Loki casts a spell upon the heroes of Midgard, clouding their perceptions. This may sound like a plotline from "Siege," but it is actually the origin of the Avengers. This series gives readers of "Mighty Avengers" or "Siege" a chance to see just how integral Loki was to the formation of the Avengers. For that, it is well timed.
Last issue's call for help from Rick Jones and his Teen Brigade is answered by Thor, Iron Man, Ant-Man, and Wasp. The confrontation between the Brigade and the heroes seems weird with Rick's pals all whipping out guns, but considering this is a modern reinterpretation of the classic story, Casey follows what would come "naturally" to the kids of today if they gathered in a group with motivations akin to Jones' crew.

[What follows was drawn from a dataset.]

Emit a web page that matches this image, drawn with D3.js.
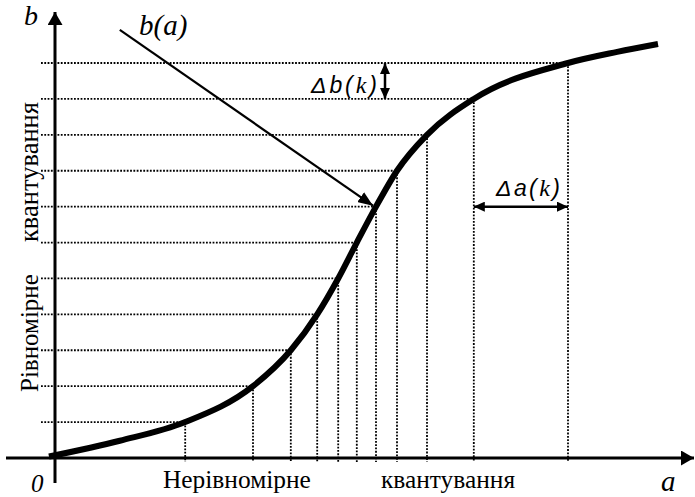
<!DOCTYPE html>
<html>
<head>
<meta charset="utf-8">
<script src="https://cdn.jsdelivr.net/npm/d3@7"></script>
<style>
  html, body { margin: 0; padding: 0; background: #fff; }
  svg { display: block; }
  .serif { font-family: "Liberation Serif", "Times New Roman", Times, serif; }
  .sans { font-family: "Liberation Sans", Arial, Helvetica, sans-serif; }
  .it { font-style: italic; }
</style>
</head>
<body>
<svg id="chart" width="695" height="497"></svg>
<script>
// Quantization levels of the output b (uniform) and the matching input thresholds a (non-uniform)
const bLevels = [1, 2, 3, 4, 5, 6, 7, 8, 9, 10, 11];
const aLevels = [2.17, 3.3, 3.93, 4.37, 4.72, 5.03, 5.35, 5.7, 6.2, 6.98, 8.55];

// Characteristic b(a): passes through every (aLevels[i], bLevels[i])
const curveA = [-0.1, 1.08, 2.17, 3.3, 3.93, 4.37, 4.72, 5.03, 5.35, 5.7, 6.2, 6.98, 8.55, 9.37, 10.05];
const curveB = [0.04, 0.48, 1, 2, 3, 4, 5, 6, 7, 8, 9, 10, 11, 11.31, 11.53];

// Axis and annotation texts
const axisLabelB = "b";
const axisLabelA = "a";
const originLabel = "0";
const curveLabel = "b(a)";
const xCaption = ["Нерівномірне", "квантування"];
const yCaption = ["Рівномірне", "квантування"];

const svg = d3.select("#chart");
const x = d3.scaleLinear().domain([0, 10]).range([55, 655]);
const y = d3.scaleLinear().domain([0, 11]).range([458, 63]);

const defs = svg.append("defs");
function marker(id, len, w) {
  defs.append("marker")
    .attr("id", id)
    .attr("viewBox", `0 ${-w / 2} ${len} ${w}`)
    .attr("refX", len).attr("refY", 0)
    .attr("markerWidth", len).attr("markerHeight", w)
    .attr("markerUnits", "userSpaceOnUse")
    .attr("orient", "auto-start-reverse")
    .append("path")
    .attr("d", `M0,${-w / 2}L${len},0L0,${w / 2}Z`)
    .attr("fill", "#000");
}
marker("axisHead", 13, 15);
marker("ptrHead", 15, 12);
marker("dimHead", 11, 10);

const dotted = "1.8,1.5";

// Guide lines: horizontal from the b axis to the curve, vertical from the curve down to the a axis
const levels = bLevels.map((b, i) => ({ a: aLevels[i], b }));
svg.append("g").selectAll("line").data(levels).join("line")
  .attr("x1", 41).attr("x2", d => x(d.a))
  .attr("y1", d => y(d.b)).attr("y2", d => y(d.b))
  .attr("stroke", "#000").attr("stroke-width", 1.8)
  .attr("stroke-dasharray", dotted);
svg.append("g").selectAll("line").data(levels).join("line")
  .attr("x1", d => x(d.a)).attr("x2", d => x(d.a))
  .attr("y1", d => y(d.b)).attr("y2", y(0) + 4)
  .attr("stroke", "#000").attr("stroke-width", 1.8)
  .attr("stroke-dasharray", dotted);

// Axes
svg.append("line")
  .attr("x1", 6).attr("x2", 694).attr("y1", y(0)).attr("y2", y(0))
  .attr("stroke", "#000").attr("stroke-width", 3)
  .attr("marker-end", "url(#axisHead)");
svg.append("line")
  .attr("x1", x(0)).attr("x2", x(0)).attr("y1", 483).attr("y2", 12)
  .attr("stroke", "#000").attr("stroke-width", 3)
  .attr("marker-end", "url(#axisHead)");

// The characteristic curve
const pts = curveA.map((a, i) => [a, curveB[i]]);
svg.append("path")
  .datum(pts)
  .attr("d", d3.line().x(d => x(d[0])).y(d => y(d[1])).curve(d3.curveMonotoneX))
  .attr("fill", "none").attr("stroke", "#000").attr("stroke-width", 6)
  .attr("stroke-linecap", "butt");

// Pointer from the curve label to the curve at the 7th level
const ptrStart = [1.08, 11.92];
const ptrTarget = levels[6];
svg.append("line")
  .attr("x1", x(ptrStart[0])).attr("y1", y(ptrStart[1]))
  .attr("x2", x(ptrTarget.a) - 3).attr("y2", y(ptrTarget.b) - 1)
  .attr("stroke", "#000").attr("stroke-width", 2.2)
  .attr("marker-end", "url(#ptrHead)");

// Δb(k): step between two neighbouring output levels
const dbX = x(5.5);
svg.append("line")
  .attr("x1", dbX).attr("x2", dbX)
  .attr("y1", y(bLevels[9])).attr("y2", y(bLevels[10]))
  .attr("stroke", "#000").attr("stroke-width", 2.5)
  .attr("marker-start", "url(#dimHead)").attr("marker-end", "url(#dimHead)");

// Δa(k): width of the matching input interval
svg.append("line")
  .attr("x1", x(aLevels[9])).attr("x2", x(aLevels[10]))
  .attr("y1", y(7)).attr("y2", y(7))
  .attr("stroke", "#000").attr("stroke-width", 2.5)
  .attr("marker-start", "url(#dimHead)").attr("marker-end", "url(#dimHead)");

// Labels
const t = svg.append("g").attr("fill", "#000");
t.append("text").text(axisLabelB).attr("class", "serif it")
  .attr("x", 24).attr("y", 25).attr("font-size", 28);
t.append("text").text(curveLabel).attr("class", "serif it")
  .attr("x", 139).attr("y", 35).attr("font-size", 29);
t.append("text").text(originLabel).attr("class", "serif it")
  .attr("x", 31).attr("y", 492).attr("font-size", 25);
t.append("text").text(axisLabelA).attr("class", "serif it")
  .attr("x", 661).attr("y", 491).attr("font-size", 29);

const db = t.append("text").attr("class", "sans it")
  .attr("x", 311).attr("y", 93).attr("font-size", 23)
  .attr("textLength", 66).attr("lengthAdjust", "spacing");
db.append("tspan").text("Δb(");
db.append("tspan").text("k").attr("class", "serif it").attr("font-size", 24);
db.append("tspan").text(")");

const da = t.append("text").attr("class", "sans it")
  .attr("x", 496).attr("y", 196).attr("font-size", 23)
  .attr("textLength", 64).attr("lengthAdjust", "spacing");
da.append("tspan").text("Δa(");
da.append("tspan").text("k").attr("class", "serif it").attr("font-size", 24);
da.append("tspan").text(")");

t.append("text").text(xCaption[0]).attr("class", "serif")
  .attr("x", 163).attr("y", 488).attr("font-size", 25.4);
t.append("text").text(xCaption[1]).attr("class", "serif")
  .attr("x", 381).attr("y", 488).attr("font-size", 25.4);

t.append("text").text(yCaption[0]).attr("class", "serif")
  .attr("transform", "translate(38,392) rotate(-90)").attr("font-size", 25);
t.append("text").text(yCaption[1]).attr("class", "serif")
  .attr("transform", "translate(38,242) rotate(-90)").attr("font-size", 26.5);
</script>
</body>
</html>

Iron Man is saddled with some really clunky armor, but Noto makes the armor look classic, despite the fact that it seems out of place. The armor -- while true to what Tony Stark was wearing when this story was originally told in its Silver Age brilliance -- seems horribly outdated and quite unlike anything a futurist like Tony Stark would have developed a handful of years ago. Perhaps my opinion here is shaded by the media inundation of the current interpretation of Iron Man, or maybe I just prefer to remember things as they were. At any rate, the blending of new and old creates some slightly awkward moments like this, but Noto's art is clean enough to make it all congeal.
This issue is stunningly low on action with the only action coming from an imaginary sequence bestowed upon Thor by Loki. In that sequence, Thor is shown possible paths for all of the characters in this book should they decide to hastily pursue the Hulk. This leads to posturing on Thor's part and disbelief (this is the first time they meet Thor) on the part of his newfound allies.
While I enjoy a good Avengers comic as much as anybody, in the end, this issue is an average tale of decompression on the origin of the Avengers. There's nothing startling here, and nothing overly exciting either. For the price, this book is a bit of a letdown, but at least it's a very sharp-looking letdown.